## [AIM OF THE EXERCISE]
What is the number of lines containing the string "chart"? Answer with the number only.

--

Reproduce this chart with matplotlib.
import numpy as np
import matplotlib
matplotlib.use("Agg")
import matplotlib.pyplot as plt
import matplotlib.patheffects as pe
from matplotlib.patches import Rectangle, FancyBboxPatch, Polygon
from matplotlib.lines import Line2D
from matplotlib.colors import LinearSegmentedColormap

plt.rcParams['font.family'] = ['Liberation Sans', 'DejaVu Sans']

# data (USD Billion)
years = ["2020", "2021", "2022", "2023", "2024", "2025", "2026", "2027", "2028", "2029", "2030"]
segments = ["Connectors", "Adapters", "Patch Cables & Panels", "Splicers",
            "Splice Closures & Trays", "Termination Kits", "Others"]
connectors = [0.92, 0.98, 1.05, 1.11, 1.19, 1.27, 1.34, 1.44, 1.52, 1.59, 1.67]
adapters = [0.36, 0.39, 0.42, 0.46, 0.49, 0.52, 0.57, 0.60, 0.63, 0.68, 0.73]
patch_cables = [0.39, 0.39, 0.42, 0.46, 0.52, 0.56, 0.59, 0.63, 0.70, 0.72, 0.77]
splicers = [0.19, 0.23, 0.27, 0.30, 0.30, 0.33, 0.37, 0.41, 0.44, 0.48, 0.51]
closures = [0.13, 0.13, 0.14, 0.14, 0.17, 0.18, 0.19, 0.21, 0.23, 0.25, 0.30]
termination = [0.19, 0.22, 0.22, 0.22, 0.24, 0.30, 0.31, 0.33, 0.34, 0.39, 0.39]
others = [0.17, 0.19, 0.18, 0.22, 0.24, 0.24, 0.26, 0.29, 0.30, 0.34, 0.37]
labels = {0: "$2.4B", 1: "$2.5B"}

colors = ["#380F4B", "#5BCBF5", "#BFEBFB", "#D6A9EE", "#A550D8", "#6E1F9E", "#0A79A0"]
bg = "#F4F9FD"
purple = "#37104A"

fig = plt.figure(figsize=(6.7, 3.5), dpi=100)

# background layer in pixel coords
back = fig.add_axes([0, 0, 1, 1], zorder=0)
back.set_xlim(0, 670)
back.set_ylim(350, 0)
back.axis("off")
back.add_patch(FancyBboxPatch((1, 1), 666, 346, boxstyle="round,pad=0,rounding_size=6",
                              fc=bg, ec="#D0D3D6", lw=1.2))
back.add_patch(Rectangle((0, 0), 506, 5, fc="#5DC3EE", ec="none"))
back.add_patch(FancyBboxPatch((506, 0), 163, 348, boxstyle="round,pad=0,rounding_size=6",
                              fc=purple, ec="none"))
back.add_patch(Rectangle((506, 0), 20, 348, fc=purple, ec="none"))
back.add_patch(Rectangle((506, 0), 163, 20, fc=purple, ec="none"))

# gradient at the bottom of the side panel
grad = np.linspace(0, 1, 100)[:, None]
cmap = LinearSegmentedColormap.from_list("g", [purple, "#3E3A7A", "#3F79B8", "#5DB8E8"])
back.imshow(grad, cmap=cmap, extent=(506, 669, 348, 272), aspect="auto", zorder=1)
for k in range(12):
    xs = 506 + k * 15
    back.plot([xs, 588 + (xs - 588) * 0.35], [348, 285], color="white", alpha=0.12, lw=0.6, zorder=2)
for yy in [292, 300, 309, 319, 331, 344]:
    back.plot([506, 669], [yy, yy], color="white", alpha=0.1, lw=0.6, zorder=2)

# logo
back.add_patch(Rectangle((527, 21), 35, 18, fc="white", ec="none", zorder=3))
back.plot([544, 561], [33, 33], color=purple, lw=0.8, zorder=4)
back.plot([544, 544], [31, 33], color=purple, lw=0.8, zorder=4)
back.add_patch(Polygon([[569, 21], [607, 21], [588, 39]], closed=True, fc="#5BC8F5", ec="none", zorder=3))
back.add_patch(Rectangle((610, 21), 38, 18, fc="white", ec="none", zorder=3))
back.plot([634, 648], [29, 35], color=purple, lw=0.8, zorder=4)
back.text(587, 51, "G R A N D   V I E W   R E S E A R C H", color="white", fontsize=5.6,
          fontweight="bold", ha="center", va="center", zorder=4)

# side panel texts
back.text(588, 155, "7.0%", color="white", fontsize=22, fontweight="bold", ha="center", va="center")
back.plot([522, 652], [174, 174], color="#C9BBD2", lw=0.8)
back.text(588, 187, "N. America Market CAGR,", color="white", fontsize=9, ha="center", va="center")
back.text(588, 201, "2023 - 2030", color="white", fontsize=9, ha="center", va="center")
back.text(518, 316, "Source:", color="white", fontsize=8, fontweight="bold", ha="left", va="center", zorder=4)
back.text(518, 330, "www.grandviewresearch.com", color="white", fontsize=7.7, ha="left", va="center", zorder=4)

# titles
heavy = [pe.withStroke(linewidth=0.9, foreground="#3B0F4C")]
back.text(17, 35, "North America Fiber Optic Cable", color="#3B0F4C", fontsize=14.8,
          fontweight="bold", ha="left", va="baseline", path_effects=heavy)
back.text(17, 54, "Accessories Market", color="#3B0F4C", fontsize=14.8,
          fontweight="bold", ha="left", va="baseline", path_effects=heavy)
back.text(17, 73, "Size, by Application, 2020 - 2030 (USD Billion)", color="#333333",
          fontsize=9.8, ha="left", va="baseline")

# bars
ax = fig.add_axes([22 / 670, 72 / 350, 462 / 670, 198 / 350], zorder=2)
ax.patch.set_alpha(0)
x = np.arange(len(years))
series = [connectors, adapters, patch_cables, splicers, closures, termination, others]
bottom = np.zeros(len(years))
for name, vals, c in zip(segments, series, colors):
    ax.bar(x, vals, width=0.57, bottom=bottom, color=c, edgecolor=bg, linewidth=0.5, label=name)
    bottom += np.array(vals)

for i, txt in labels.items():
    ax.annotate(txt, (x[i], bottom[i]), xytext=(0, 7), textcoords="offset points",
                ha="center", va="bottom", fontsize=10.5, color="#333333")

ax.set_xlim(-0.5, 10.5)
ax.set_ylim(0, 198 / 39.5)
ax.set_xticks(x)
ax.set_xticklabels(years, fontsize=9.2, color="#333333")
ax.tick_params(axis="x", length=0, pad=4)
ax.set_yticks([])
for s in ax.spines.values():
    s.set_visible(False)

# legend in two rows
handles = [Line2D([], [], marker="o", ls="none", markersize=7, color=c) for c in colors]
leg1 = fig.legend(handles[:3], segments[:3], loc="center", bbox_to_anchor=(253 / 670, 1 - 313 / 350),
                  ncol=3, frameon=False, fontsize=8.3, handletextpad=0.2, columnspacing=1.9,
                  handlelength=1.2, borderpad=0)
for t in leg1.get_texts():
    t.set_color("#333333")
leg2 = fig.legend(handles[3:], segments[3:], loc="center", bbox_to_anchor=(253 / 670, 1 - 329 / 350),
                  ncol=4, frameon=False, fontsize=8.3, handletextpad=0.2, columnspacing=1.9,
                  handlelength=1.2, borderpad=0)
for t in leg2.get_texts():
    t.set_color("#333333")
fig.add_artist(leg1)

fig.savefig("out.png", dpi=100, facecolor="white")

--

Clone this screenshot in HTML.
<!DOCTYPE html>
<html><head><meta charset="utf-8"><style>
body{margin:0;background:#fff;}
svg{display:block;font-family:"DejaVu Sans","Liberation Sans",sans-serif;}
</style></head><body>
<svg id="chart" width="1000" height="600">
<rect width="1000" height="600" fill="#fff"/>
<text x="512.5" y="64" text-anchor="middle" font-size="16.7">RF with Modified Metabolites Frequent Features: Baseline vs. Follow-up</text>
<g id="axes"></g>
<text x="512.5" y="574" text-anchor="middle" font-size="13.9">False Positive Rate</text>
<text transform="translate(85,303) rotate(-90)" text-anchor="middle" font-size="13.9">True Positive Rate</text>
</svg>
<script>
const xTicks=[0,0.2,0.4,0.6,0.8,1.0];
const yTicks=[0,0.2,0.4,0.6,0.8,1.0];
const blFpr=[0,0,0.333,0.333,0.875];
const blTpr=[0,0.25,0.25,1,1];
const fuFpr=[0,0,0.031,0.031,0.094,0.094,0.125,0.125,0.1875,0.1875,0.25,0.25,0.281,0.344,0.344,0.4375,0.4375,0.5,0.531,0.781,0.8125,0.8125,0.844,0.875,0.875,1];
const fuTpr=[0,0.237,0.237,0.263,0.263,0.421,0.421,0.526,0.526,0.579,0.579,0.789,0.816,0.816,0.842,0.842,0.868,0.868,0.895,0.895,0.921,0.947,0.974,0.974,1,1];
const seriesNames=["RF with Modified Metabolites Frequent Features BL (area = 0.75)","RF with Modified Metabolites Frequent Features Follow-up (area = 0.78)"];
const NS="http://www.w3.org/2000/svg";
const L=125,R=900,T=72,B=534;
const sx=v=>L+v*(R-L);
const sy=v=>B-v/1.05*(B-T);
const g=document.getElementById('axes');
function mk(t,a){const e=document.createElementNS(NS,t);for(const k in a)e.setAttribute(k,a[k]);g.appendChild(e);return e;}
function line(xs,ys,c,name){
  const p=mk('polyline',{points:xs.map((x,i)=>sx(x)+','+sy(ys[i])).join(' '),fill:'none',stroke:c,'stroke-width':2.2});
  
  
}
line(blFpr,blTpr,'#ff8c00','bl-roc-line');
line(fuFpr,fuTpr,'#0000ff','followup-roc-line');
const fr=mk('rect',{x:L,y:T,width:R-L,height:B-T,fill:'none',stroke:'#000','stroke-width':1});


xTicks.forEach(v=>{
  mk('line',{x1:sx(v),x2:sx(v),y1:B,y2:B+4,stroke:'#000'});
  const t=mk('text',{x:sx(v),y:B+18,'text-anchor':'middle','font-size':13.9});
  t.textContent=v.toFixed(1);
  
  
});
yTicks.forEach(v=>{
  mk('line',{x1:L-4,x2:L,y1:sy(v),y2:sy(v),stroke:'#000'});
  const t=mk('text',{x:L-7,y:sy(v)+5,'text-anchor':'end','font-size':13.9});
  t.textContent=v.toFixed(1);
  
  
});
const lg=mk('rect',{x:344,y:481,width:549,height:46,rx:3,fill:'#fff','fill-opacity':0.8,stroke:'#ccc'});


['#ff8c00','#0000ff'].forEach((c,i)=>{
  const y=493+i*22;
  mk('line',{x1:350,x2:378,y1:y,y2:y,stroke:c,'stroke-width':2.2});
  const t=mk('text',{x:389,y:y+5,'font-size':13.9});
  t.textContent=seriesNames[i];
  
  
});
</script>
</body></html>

--

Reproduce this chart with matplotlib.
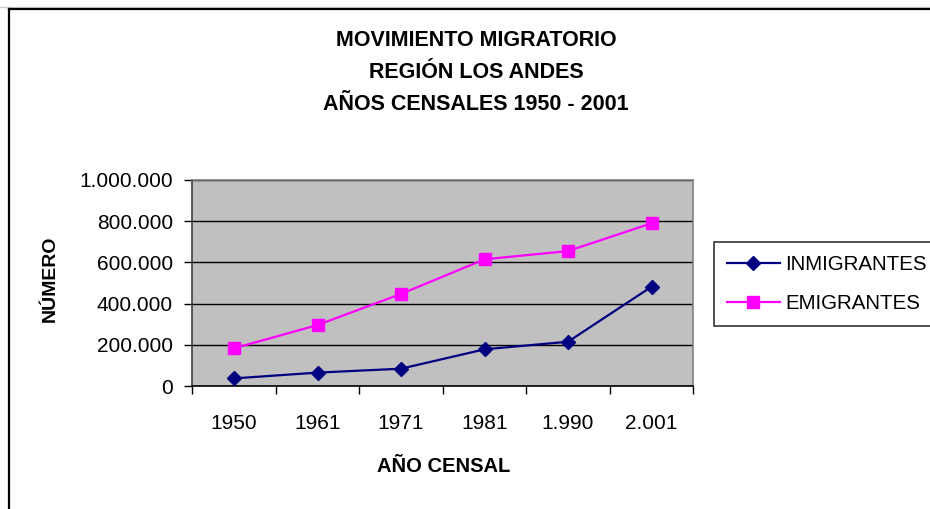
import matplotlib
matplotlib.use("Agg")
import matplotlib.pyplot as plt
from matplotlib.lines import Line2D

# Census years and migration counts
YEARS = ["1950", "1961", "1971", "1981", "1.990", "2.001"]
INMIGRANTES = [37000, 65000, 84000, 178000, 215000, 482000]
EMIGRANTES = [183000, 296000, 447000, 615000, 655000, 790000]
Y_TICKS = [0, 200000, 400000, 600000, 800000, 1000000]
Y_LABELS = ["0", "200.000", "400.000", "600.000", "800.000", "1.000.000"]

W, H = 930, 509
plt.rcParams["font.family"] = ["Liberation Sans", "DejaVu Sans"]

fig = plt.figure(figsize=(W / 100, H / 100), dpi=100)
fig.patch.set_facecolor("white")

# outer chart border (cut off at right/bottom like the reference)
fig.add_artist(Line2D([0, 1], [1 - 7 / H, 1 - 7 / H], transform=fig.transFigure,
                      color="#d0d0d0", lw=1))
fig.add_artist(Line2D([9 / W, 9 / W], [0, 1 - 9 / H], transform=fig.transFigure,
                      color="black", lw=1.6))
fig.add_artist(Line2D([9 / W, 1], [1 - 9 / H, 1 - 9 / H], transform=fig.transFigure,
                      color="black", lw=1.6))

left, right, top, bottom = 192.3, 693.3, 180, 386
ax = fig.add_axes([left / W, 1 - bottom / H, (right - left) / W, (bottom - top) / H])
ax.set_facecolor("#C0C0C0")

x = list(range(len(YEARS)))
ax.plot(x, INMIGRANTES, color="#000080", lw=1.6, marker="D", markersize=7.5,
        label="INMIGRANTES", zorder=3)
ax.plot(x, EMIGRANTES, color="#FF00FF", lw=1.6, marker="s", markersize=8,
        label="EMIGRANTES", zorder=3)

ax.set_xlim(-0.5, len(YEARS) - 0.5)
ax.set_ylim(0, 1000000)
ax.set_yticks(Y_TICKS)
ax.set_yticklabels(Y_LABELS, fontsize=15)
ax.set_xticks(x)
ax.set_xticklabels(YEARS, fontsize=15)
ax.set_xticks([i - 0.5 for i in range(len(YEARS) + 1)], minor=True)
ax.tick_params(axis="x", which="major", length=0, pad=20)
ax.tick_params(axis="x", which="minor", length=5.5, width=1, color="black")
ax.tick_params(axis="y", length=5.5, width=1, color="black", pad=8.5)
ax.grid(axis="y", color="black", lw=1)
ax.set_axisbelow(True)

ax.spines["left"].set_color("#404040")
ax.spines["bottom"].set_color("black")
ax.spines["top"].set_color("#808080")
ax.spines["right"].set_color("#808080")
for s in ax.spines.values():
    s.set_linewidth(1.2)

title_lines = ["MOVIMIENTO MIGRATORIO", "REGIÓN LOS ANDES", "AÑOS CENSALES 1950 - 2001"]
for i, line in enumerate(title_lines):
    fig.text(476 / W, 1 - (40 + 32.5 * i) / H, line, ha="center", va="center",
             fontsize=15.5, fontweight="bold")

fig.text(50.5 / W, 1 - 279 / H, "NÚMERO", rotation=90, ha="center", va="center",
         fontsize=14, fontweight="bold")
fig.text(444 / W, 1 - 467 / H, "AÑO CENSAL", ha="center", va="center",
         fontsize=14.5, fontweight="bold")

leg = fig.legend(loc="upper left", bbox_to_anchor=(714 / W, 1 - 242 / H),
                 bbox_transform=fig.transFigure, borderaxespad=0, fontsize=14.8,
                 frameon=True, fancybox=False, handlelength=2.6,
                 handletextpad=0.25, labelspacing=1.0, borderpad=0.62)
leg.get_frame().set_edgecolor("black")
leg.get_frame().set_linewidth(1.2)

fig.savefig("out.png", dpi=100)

--

## [IN RESPONSE]
4